**What the task requires:** Quote every line of the data below as it stands, omitting pictures.

··· Collected data ···

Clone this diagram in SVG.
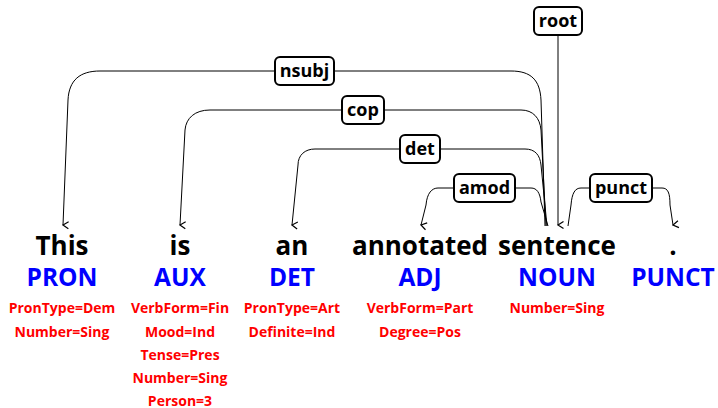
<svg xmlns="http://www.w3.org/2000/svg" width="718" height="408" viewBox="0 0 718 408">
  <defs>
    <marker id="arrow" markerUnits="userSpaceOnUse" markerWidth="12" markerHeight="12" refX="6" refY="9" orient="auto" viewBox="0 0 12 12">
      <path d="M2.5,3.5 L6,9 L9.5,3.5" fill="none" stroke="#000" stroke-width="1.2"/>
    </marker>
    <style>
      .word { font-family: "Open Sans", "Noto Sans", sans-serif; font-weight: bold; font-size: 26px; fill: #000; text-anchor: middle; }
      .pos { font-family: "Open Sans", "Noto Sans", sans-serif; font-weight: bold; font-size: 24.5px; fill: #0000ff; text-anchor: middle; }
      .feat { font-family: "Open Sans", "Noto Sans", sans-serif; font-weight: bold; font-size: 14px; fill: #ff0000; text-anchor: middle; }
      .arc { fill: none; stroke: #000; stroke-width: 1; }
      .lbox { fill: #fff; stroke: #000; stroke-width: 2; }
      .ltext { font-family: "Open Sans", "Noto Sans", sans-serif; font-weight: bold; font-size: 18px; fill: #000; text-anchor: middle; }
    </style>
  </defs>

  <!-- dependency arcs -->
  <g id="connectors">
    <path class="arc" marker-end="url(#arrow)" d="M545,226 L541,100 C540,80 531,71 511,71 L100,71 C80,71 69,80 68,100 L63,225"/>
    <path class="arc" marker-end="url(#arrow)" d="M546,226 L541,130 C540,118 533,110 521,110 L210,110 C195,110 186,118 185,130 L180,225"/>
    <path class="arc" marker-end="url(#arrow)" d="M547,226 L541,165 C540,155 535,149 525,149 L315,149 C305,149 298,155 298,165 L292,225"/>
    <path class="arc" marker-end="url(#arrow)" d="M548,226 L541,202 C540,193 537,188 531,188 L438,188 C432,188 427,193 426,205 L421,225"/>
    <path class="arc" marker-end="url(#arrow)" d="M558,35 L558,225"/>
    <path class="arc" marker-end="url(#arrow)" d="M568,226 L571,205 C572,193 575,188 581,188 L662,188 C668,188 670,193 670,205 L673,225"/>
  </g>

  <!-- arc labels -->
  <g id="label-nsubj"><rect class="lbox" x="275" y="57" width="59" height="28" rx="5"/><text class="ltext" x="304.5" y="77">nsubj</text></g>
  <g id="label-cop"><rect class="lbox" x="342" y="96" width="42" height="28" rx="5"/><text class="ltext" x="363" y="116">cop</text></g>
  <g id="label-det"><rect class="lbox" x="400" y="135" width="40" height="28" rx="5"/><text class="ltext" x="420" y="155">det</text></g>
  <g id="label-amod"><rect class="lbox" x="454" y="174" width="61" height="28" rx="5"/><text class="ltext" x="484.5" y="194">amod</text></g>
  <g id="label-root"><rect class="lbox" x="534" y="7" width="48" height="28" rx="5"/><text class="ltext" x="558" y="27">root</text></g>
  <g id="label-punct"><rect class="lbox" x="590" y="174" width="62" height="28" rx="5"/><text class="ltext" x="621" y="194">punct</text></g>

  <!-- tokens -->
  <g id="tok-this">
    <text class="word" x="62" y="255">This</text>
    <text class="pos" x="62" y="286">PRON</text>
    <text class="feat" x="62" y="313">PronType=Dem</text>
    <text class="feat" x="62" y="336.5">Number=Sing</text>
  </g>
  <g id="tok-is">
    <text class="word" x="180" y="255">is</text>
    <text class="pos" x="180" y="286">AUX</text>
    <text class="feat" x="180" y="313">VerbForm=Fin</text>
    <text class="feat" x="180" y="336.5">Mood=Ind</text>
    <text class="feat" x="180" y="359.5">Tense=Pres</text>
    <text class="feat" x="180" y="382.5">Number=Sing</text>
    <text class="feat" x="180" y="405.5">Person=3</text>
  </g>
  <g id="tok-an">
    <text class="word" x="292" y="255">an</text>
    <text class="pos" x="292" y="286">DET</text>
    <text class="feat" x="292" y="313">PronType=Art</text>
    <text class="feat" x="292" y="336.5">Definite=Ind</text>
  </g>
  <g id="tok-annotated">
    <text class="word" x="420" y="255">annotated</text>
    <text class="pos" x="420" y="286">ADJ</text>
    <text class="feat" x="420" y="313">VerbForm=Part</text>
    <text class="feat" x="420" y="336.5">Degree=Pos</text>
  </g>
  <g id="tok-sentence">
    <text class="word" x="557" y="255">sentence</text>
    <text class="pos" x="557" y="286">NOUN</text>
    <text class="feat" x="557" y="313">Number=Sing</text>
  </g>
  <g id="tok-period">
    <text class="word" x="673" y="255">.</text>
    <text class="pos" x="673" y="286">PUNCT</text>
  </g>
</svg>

···

**Result of the exercise:**
Clone this diagram in SVG.
<svg xmlns="http://www.w3.org/2000/svg" width="718" height="408" viewBox="0 0 718 408">
  <defs>
    <marker id="arrow" markerUnits="userSpaceOnUse" markerWidth="12" markerHeight="12" refX="6" refY="9" orient="auto" viewBox="0 0 12 12">
      <path d="M2.5,3.5 L6,9 L9.5,3.5" fill="none" stroke="#000" stroke-width="1.2"/>
    </marker>
    <style>
      .word { font-family: "Open Sans", "Noto Sans", sans-serif; font-weight: bold; font-size: 26px; fill: #000; text-anchor: middle; }
      .pos { font-family: "Open Sans", "Noto Sans", sans-serif; font-weight: bold; font-size: 24.5px; fill: #0000ff; text-anchor: middle; }
      .feat { font-family: "Open Sans", "Noto Sans", sans-serif; font-weight: bold; font-size: 14px; fill: #ff0000; text-anchor: middle; }
      .arc { fill: none; stroke: #000; stroke-width: 1; }
      .lbox { fill: #fff; stroke: #000; stroke-width: 2; }
      .ltext { font-family: "Open Sans", "Noto Sans", sans-serif; font-weight: bold; font-size: 18px; fill: #000; text-anchor: middle; }
    </style>
  </defs>

  <!-- dependency arcs -->
  <g id="connectors">
    <path class="arc" marker-end="url(#arrow)" d="M545,226 L541,100 C540,80 531,71 511,71 L100,71 C80,71 69,80 68,100 L63,225"/>
    <path class="arc" marker-end="url(#arrow)" d="M546,226 L541,130 C540,118 533,110 521,110 L210,110 C195,110 186,118 185,130 L180,225"/>
    <path class="arc" marker-end="url(#arrow)" d="M547,226 L541,165 C540,155 535,149 525,149 L315,149 C305,149 298,155 298,165 L292,225"/>
    <path class="arc" marker-end="url(#arrow)" d="M548,226 L541,202 C540,193 537,188 531,188 L438,188 C432,188 427,193 426,205 L421,225"/>
    <path class="arc" marker-end="url(#arrow)" d="M558,35 L558,225"/>
    <path class="arc" marker-end="url(#arrow)" d="M568,226 L571,205 C572,193 575,188 581,188 L662,188 C668,188 670,193 670,205 L673,225"/>
  </g>

  <!-- arc labels -->
  <g id="label-nsubj"><rect class="lbox" x="275" y="57" width="59" height="28" rx="5"/><text class="ltext" x="304.5" y="77">nsubj</text></g>
  <g id="label-cop"><rect class="lbox" x="342" y="96" width="42" height="28" rx="5"/><text class="ltext" x="363" y="116">cop</text></g>
  <g id="label-det"><rect class="lbox" x="400" y="135" width="40" height="28" rx="5"/><text class="ltext" x="420" y="155">det</text></g>
  <g id="label-amod"><rect class="lbox" x="454" y="174" width="61" height="28" rx="5"/><text class="ltext" x="484.5" y="194">amod</text></g>
  <g id="label-root"><rect class="lbox" x="534" y="7" width="48" height="28" rx="5"/><text class="ltext" x="558" y="27">root</text></g>
  <g id="label-punct"><rect class="lbox" x="590" y="174" width="62" height="28" rx="5"/><text class="ltext" x="621" y="194">punct</text></g>

  <!-- tokens -->
  <g id="tok-this">
    <text class="word" x="62" y="255">This</text>
    <text class="pos" x="62" y="286">PRON</text>
    <text class="feat" x="62" y="313">PronType=Dem</text>
    <text class="feat" x="62" y="336.5">Number=Sing</text>
  </g>
  <g id="tok-is">
    <text class="word" x="180" y="255">is</text>
    <text class="pos" x="180" y="286">AUX</text>
    <text class="feat" x="180" y="313">VerbForm=Fin</text>
    <text class="feat" x="180" y="336.5">Mood=Ind</text>
    <text class="feat" x="180" y="359.5">Tense=Pres</text>
    <text class="feat" x="180" y="382.5">Number=Sing</text>
    <text class="feat" x="180" y="405.5">Person=3</text>
  </g>
  <g id="tok-an">
    <text class="word" x="292" y="255">an</text>
    <text class="pos" x="292" y="286">DET</text>
    <text class="feat" x="292" y="313">PronType=Art</text>
    <text class="feat" x="292" y="336.5">Definite=Ind</text>
  </g>
  <g id="tok-annotated">
    <text class="word" x="420" y="255">annotated</text>
    <text class="pos" x="420" y="286">ADJ</text>
    <text class="feat" x="420" y="313">VerbForm=Part</text>
    <text class="feat" x="420" y="336.5">Degree=Pos</text>
  </g>
  <g id="tok-sentence">
    <text class="word" x="557" y="255">sentence</text>
    <text class="pos" x="557" y="286">NOUN</text>
    <text class="feat" x="557" y="313">Number=Sing</text>
  </g>
  <g id="tok-period">
    <text class="word" x="673" y="255">.</text>
    <text class="pos" x="673" y="286">PUNCT</text>
  </g>
</svg>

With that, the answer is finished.